What are the Jurisdictional Risks of Registering to do Business in North Carolina?
(Co-authored by Ryan C. Gee)
North Carolina’s business communities are thriving and many foreign business entities regularly register to do business in North Carolina. Unless an exception applies, a foreign business entity may not transact business in North Carolina until it registers with the Secretary of State. What risk does this pose for the foreign business entities, specifically does registering to conduct business in a foreign state result in a business ultimately consenting to general jurisdiction within that state?
In the 2014 United States Supreme Court decision of Daimler AG v. Bauman, 571 U.S. 117 (2014), the Supreme Court held that a corporation is only subject to general jurisdiction in a particular state when its contacts with that state are so continuous and systematic as to render them essentially at home in the forum state.
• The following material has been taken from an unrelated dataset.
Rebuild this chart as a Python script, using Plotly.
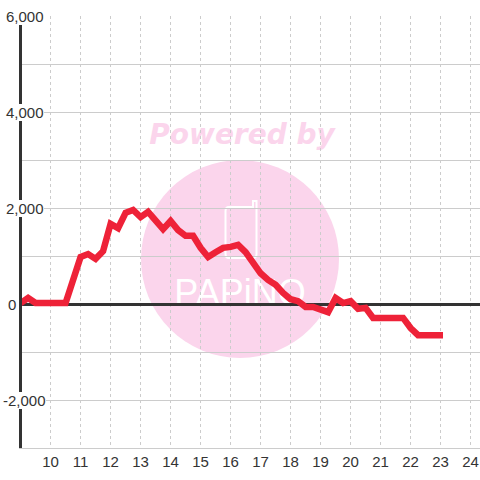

While a foreign business entity may subject themselves to general jurisdiction in North Carolina by having “continuous and systematic contacts” with the state, the Supreme Court has not ruled on the specific issue of whether registering to conduct business in a foreign state results in the business consenting to general jurisdiction.
While this result has been rejected by a majority of the courts after Daimler, a few jurisdictions have held Daimler did not eliminate registration as a basis for consent. Federal and State courts have generally focused on the language of the individual state’s registration statute, and whether it provides consent for general jurisdiction.
In a federal North Carolina case, Sebastian v. Davol, Inc., 2017 WL 3325744, at *8 (W.D.N.C. Aug. 3, 2017), the court examined this exact issue. In Sebastian, the Plaintiff unsuccessfully argued that since the Defendant had registered with the North Carolina Secretary of State to conduct business in North Carolina, the Defendant thereby consented and subjected itself to general personal jurisdiction in North Carolina. Id. at 10.
In granting the Defendant’s motion for lack of personal jurisdiction, the court held that the Plaintiff had not alleged that “North Carolina has a statute, either for general jurisdiction, registration or licensing, requiring a corporation to consent to personal jurisdiction prior to actually exercising its right to conduct business in North Carolina.” Id. at 11. The court reasoned that North Carolina’s long-arm statute contains no reference to jurisdiction by consent, and that the Plaintiff had not cited any state or federal decision that construed North Carolina’s registration or licensing statutes to extend personal jurisdiction over registered businesses. Id.
As the Sebastian case illustrates, foreign business entities do not subject themselves to jurisdiction merely by registering to do business in North Carolina. North Carolina’s business registration statutes and the required forms do not suggest a contrary result. However, this is an area of law that state legislatures may seek to amend so it is important to stay aware of any registration-as-consent language being introduced during legislative sessions.